### Part of a data file
□ □ □

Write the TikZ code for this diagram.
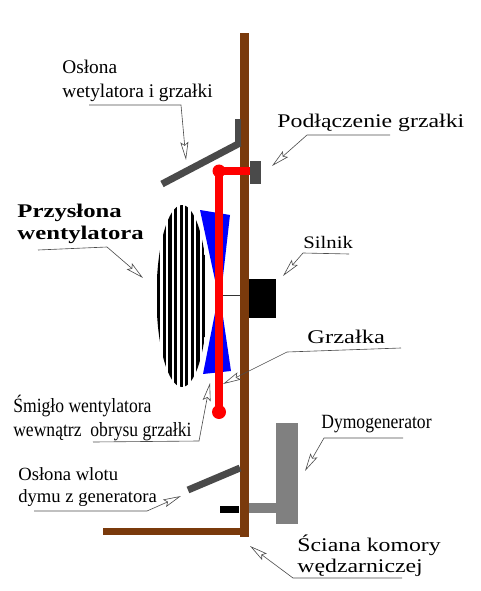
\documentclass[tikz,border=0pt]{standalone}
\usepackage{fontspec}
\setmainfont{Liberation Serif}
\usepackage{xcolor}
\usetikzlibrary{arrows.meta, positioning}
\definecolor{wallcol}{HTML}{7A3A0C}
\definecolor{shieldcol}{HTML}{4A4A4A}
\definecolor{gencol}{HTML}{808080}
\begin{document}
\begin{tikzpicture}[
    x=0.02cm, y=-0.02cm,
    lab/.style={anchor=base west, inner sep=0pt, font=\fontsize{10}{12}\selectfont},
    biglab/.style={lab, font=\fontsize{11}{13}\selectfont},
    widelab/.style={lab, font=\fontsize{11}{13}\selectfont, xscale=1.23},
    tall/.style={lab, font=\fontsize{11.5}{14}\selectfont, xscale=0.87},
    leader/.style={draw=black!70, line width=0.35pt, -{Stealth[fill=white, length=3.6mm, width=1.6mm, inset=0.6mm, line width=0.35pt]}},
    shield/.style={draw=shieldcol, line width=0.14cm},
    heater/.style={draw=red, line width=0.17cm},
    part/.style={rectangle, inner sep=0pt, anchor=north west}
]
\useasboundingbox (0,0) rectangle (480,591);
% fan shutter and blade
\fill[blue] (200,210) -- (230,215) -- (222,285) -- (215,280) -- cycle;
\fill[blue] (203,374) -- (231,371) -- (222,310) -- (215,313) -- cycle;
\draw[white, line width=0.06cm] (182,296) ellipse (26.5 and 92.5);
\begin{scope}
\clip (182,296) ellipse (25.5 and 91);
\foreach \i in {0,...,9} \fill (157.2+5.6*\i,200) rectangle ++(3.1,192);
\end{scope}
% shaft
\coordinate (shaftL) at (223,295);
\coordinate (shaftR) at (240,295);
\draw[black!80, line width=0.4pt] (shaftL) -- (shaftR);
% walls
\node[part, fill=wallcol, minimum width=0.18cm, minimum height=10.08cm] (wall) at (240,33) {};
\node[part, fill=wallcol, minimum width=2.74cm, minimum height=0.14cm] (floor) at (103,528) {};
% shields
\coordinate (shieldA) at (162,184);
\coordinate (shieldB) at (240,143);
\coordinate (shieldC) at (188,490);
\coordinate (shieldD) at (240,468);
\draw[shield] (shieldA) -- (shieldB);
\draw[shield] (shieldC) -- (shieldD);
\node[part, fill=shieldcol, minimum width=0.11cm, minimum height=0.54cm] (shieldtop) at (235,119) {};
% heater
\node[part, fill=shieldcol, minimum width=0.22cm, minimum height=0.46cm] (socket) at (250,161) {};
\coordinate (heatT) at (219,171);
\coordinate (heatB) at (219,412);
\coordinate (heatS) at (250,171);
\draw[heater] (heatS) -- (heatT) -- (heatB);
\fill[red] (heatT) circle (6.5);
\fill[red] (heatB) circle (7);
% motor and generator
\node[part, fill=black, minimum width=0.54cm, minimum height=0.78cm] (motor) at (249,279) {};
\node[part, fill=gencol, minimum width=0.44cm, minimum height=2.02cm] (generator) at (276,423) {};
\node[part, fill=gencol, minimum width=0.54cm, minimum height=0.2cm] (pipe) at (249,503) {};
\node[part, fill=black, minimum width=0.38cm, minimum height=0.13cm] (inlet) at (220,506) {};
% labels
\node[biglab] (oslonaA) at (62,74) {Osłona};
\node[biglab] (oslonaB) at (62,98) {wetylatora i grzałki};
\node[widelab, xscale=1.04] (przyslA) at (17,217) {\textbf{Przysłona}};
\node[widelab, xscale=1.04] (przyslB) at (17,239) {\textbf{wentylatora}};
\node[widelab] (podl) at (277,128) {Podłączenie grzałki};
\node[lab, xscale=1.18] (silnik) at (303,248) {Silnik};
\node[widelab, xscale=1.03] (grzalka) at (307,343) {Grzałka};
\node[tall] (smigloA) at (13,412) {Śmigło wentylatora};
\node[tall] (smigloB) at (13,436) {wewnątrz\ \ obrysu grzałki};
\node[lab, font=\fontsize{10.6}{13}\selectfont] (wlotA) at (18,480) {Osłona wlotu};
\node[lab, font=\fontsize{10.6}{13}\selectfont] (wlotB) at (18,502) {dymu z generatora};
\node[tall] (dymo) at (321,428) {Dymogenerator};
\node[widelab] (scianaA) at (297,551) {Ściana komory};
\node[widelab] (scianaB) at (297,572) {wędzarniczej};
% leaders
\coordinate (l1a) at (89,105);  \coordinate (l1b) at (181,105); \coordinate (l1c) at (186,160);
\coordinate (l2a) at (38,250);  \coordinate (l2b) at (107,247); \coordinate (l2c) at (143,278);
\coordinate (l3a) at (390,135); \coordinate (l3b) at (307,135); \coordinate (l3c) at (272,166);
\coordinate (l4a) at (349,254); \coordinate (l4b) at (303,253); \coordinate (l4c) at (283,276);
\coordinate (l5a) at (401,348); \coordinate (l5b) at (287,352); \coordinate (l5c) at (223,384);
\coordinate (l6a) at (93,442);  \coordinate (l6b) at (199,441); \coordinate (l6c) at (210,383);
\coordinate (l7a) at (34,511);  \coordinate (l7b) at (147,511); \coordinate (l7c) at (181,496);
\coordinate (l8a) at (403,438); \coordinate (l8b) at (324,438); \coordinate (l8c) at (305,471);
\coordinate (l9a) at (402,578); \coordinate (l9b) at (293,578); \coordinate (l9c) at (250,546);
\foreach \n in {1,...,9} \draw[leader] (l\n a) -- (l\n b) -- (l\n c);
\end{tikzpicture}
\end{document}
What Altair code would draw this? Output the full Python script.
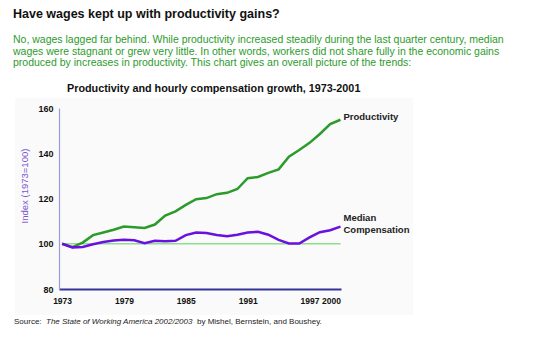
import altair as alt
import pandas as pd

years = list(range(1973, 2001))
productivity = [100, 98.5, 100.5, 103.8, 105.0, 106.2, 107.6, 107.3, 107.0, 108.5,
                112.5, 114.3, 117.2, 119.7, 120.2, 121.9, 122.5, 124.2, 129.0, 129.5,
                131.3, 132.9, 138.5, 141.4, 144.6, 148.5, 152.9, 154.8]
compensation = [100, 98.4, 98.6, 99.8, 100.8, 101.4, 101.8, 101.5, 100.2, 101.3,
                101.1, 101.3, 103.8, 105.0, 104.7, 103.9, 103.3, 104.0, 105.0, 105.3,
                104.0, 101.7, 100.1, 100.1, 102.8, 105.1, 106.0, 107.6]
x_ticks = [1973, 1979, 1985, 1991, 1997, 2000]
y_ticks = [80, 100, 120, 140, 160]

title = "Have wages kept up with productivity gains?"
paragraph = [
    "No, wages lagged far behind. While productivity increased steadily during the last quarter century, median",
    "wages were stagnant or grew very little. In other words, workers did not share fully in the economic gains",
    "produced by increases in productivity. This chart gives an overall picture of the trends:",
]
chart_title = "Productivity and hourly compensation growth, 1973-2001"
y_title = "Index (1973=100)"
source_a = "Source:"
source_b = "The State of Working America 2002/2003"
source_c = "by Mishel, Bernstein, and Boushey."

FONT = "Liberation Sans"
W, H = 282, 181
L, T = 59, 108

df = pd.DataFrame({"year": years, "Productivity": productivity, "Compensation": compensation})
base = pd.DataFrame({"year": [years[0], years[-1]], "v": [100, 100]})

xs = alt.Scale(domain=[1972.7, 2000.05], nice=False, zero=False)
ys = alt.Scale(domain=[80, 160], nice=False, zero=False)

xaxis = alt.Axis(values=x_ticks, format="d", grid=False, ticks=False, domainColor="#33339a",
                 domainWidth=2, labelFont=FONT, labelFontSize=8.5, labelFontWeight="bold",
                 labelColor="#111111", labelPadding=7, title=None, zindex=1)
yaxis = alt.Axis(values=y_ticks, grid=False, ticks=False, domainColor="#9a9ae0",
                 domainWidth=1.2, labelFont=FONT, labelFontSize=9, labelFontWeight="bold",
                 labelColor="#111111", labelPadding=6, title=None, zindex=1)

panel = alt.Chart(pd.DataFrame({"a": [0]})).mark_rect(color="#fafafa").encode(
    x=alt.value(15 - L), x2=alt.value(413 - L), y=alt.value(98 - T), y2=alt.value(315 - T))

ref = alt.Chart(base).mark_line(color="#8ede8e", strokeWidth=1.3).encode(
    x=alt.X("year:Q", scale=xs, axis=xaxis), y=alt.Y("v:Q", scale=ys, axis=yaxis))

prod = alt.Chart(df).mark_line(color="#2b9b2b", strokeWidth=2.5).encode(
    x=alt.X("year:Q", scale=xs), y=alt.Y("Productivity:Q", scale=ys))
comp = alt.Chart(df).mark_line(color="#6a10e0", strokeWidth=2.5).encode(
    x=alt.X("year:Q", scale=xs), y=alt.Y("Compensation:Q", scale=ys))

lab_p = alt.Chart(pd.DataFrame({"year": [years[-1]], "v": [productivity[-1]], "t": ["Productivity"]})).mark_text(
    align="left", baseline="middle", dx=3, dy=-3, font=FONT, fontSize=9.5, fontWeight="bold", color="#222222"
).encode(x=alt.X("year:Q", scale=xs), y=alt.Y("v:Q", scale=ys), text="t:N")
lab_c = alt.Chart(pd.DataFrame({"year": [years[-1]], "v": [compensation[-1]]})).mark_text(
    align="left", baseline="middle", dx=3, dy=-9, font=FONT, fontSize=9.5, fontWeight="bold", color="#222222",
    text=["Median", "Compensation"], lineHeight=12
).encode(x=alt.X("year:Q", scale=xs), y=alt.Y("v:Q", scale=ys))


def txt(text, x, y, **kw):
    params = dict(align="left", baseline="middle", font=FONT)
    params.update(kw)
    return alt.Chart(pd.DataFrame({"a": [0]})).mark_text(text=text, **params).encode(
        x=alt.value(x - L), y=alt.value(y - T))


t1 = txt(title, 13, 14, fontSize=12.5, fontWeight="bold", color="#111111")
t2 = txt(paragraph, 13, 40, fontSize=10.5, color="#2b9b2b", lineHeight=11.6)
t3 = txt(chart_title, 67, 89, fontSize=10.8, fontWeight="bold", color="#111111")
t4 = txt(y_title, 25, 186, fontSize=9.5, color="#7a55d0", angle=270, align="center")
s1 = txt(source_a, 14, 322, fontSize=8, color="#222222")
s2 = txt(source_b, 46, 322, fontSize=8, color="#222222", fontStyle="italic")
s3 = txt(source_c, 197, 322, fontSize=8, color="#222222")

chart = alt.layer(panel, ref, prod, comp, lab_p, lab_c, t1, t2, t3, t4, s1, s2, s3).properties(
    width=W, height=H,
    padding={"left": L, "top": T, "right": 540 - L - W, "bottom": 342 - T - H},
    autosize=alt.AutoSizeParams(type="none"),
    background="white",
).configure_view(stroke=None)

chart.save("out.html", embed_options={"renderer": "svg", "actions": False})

□ □ □

### Problem statement
Look through the listing and extract every line with "draw" in it.

### Full response
    leader/.style={draw=black!70, line width=0.35pt, -{Stealth[fill=white, length=3.6mm, width=1.6mm, inset=0.6mm, line width=0.35pt]}},
    shield/.style={draw=shieldcol, line width=0.14cm},
    heater/.style={draw=red, line width=0.17cm},
\draw[white, line width=0.06cm] (182,296) ellipse (26.5 and 92.5);
\draw[black!80, line width=0.4pt] (shaftL) -- (shaftR);
\draw[shield] (shieldA) -- (shieldB);
\draw[shield] (shieldC) -- (shieldD);
\draw[heater] (heatS) -- (heatT) -- (heatB);
\foreach \n in {1,...,9} \draw[leader] (l\n a) -- (l\n b) -- (l\n c);
What Altair code would draw this? Output the full Python script.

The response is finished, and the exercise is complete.